Financial analysis is the manipulation of data to provide useful information for the reader, so that it can be used to make informed and intelligent decisions.
An analysis can be performed on countless amounts and types of information. However, good reporting has several things in common, regardless of the type of data being manipulated:
- The starting data being analyzed must be accurate
- The analysis is clearly laid out so it requires little or no explanation to be understood.
- The layout is professional looking, with columns lined up properly. Headings are clear and colors, bolding, large fonts, etc. are done tastefully.
- All information that has been manipulated should be checked for accuracy against a “tie out” number. If no tie out number is available, a “sanity check” can be used.
- Financial analysis tools are used skillfully by the analyst.
- The analyst should understand the data he is manipulating, so he can determine if the results make sense.
So many times the data that an analyst manipulates is wrong. First, the information must be correct.
Before analyzing anything, the analyst should determine what he wants to report, and the best way to do this so that the information is clearly laid out. An analyst will be highly regarded if his reports are clear and accurate.
It matters how the reporting looks. A good analyst will take the extra time to make sure the report looks good. Don’t add a lot of colors, etc. unless it is absolutely necessary to understand the information. The report is a reflection of the analyst.
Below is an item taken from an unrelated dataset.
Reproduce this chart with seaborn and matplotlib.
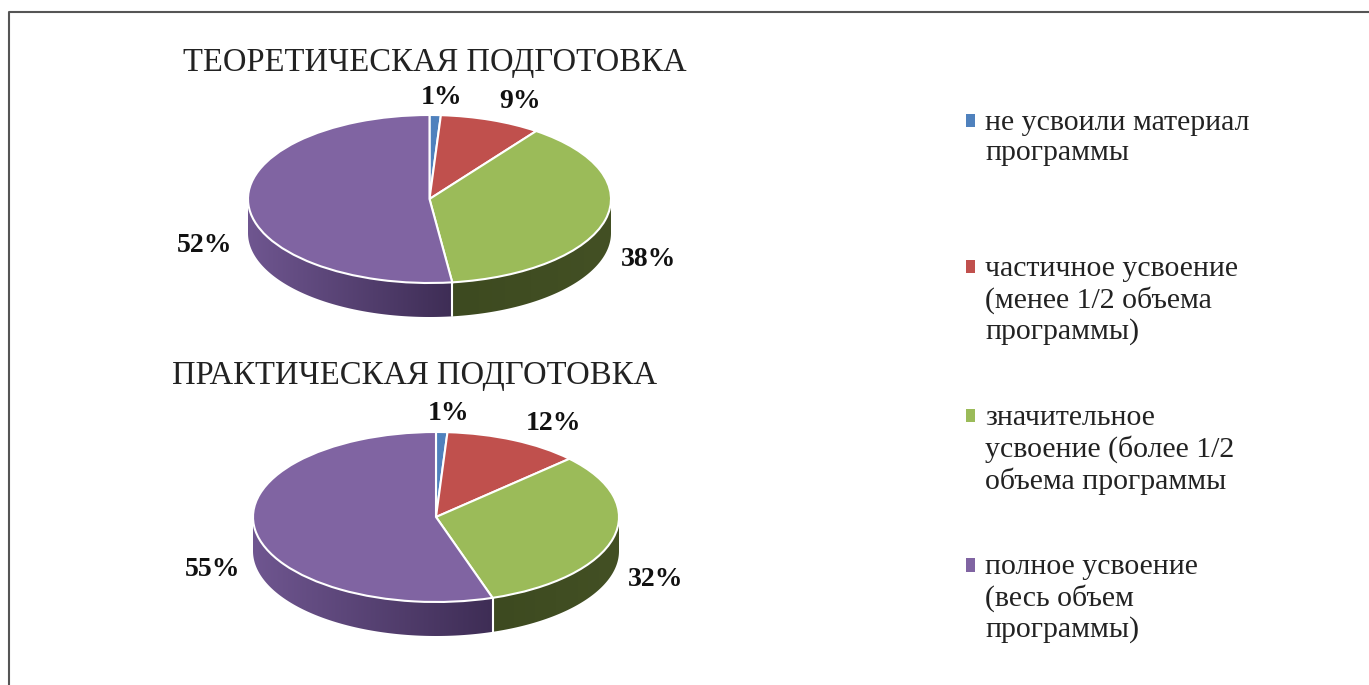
import numpy as np
import seaborn as sns
import matplotlib
matplotlib.use('Agg')
import matplotlib.pyplot as plt
from matplotlib.colors import LinearSegmentedColormap
from matplotlib.legend_handler import HandlerPatch
from matplotlib.patches import Polygon, Rectangle

# Data
legend_labels = [
    'не усвоили материал\nпрограммы\n',
    'частичное усвоение\n(менее 1/2 объема\nпрограммы)',
    'значительное\nусвоение (более 1/2\nобъема программы',
    'полное усвоение\n(весь объем\nпрограммы)',
]
theory_title = 'ТЕОРЕТИЧЕСКАЯ ПОДГОТОВКА'
theory_values = [1, 9, 38, 52]
practice_title = 'ПРАКТИЧЕСКАЯ ПОДГОТОВКА'
practice_values = [1, 12, 32, 55]

colors = sns.color_palette(['#4f81bd', '#c0504d', '#9bbb59', '#8064a2'])
# wall shading, left colour then right colour
wall_colors = [('#3a6190', '#2a4668'), ('#8f3b39', '#6b2c2a'),
               ('#3d4a20', '#435024'), ('#6f5690', '#3e2d55')]

W, H = 1369, 685
DEPTH = 34

sns.set_theme(style='white')
plt.rcParams['font.family'] = ['Liberation Serif', 'DejaVu Serif']

fig = plt.figure(figsize=(W / 100, H / 100), dpi=100)


def draw_pie(values, title, cx, cy, rx, ry, label_pos, title_xy):
    # axes box holds the cap plus the wall under it, unit circle = ellipse in px
    pad = 1.03
    depth = DEPTH / ry
    left = cx - rx * pad
    bottom = H - (cy + ry * pad + DEPTH)
    ax = fig.add_axes([left / W, bottom / H, 2 * rx * pad / W,
                       (2 * ry * pad + DEPTH) / H])
    wedges, _ = ax.pie(values, colors=colors, startangle=90, counterclock=False,
                       wedgeprops=dict(edgecolor='white', linewidth=1.5, zorder=5))
    ax.set_aspect('auto')

    # side wall, only for the front half of the disc
    start = 0.0
    total = sum(values)
    for i, v in enumerate(values):
        end = start + v / total * 2 * np.pi
        # angle clockwise from the top; the front is 90..270 deg
        a0, a1 = max(start, np.pi / 2), min(end, 3 * np.pi / 2)
        if a1 > a0:
            t = np.linspace(a0, a1, 120)
            x, y = np.sin(t), np.cos(t)
            poly = np.vstack([np.c_[x, y], np.c_[x[::-1], y[::-1] - depth]])
            patch = Polygon(poly, closed=True, facecolor='none', edgecolor='none')
            ax.add_patch(patch)
            cmap = LinearSegmentedColormap.from_list('wall', wall_colors[i])
            im = ax.imshow(np.linspace(0, 1, 256).reshape(1, -1), cmap=cmap, aspect='auto',
                           extent=[x.min(), x.max(), -1 - depth, 0.2], zorder=2)
            im.set_clip_path(patch)
            # white seam on the slice edge
            if a1 == end:
                ax.plot([x[-1], x[-1]], [y[-1], y[-1] - depth], color='white', lw=1.5, zorder=3)
        start = end

    ax.set_xlim(-pad, pad)
    ax.set_ylim(-pad - depth, pad)
    ax.axis('off')

    for v, (px, py) in zip(values, label_pos):
        fig.text(px / W, 1 - py / H, f'{v}%', ha='center', va='center',
                 fontsize=20, fontweight='bold', color='#111111')
    fig.text(title_xy[0] / W, 1 - title_xy[1] / H, title, ha='center', va='center',
             fontsize=23.5, color='#222222')
    return wedges


wedges = draw_pie(theory_values, theory_title, 429.5, 199, 181.5, 84,
                  [(442, 98), (520, 102), (649, 260), (205, 245)], (434.5, 63))
draw_pie(practice_values, practice_title, 436, 517, 183, 85,
         [(449, 414), (553, 423), (656, 579), (213, 570)], (414.5, 376))


def first_line_square(legend, orig_handle, xdescent, ydescent, width, height, fontsize):
    # small square next to the first text line, not the middle of the label
    return Rectangle((-xdescent, -ydescent - 3), width, height)


leg = fig.legend(wedges, legend_labels, loc='upper left', bbox_to_anchor=(966 / W, 1 - 110 / H),
                 frameon=False, fontsize=21.5, labelcolor='#222222', handlelength=0.3, handleheight=0.3,
                 handletextpad=0.34, labelspacing=2.0, borderpad=0, borderaxespad=0,
                 handler_map={w: HandlerPatch(patch_func=first_line_square) for w in wedges})
for txt in leg.get_texts():
    txt.set_linespacing(1.2)
for handle in leg.legend_handles:
    handle.set_linewidth(0)
# rows of the legend box: handle goes to the top of each label
for column in leg.get_children()[0].get_children()[1].get_children():
    for row in column.get_children():
        row.align = 'top'

# picture frame, only left and top are visible in the scan
frame = fig.add_axes([0, 0, 1, 1], facecolor='none')
frame.set_xlim(0, W)
frame.set_ylim(H, 0)
frame.axis('off')
frame.plot([9, 9, W], [H, 12, 12], color='#555555', lw=1.5)

fig.savefig('out.png', dpi=100)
Check your work, tie it out. Everyone has to do it to be accurate, it is not a flaw to double check your work, it is absolutely necessary.
The analyst should understand how to use the software to be productive, accurate and able to get the results he wants. Also, the analyst should know the data he is working with. If the data is completely foreign, mistakes will be less likely to be caught.
An Accountant is often required to compare this month’s financial results to last month’s actual results. Or, the current month’s actual results are compared to the budgeted amounts for the month. Costs are usually flexed by the change in sales for this analysis. For example, if sales are down 10% from budget, then the financial analysis would adjust the budget by 10% for those costs that are variable (that is, costs that move with sales). Fixed costs, such as rent, are not flexed. By flexing the budget, a useful comparison is made that can be used to drive improvements in the company.
A price and volume financial analysis is often used to understand the sales variance from last month to this month. This requires an analysis at the product or part level. The price of a part is compared to the price of the part last month; the difference is then multiplied by the volume for last month. This gives us the price change. Then, the same is done for volume to determine the amount of the sales change due to volume changes.
If the company has products where the pricing is constantly changing, this analysis needs to be done to understand sales. It also may uncover pricing errors. A further analysis of the pricing changes for each part will determine if the price change is warranted, or an error.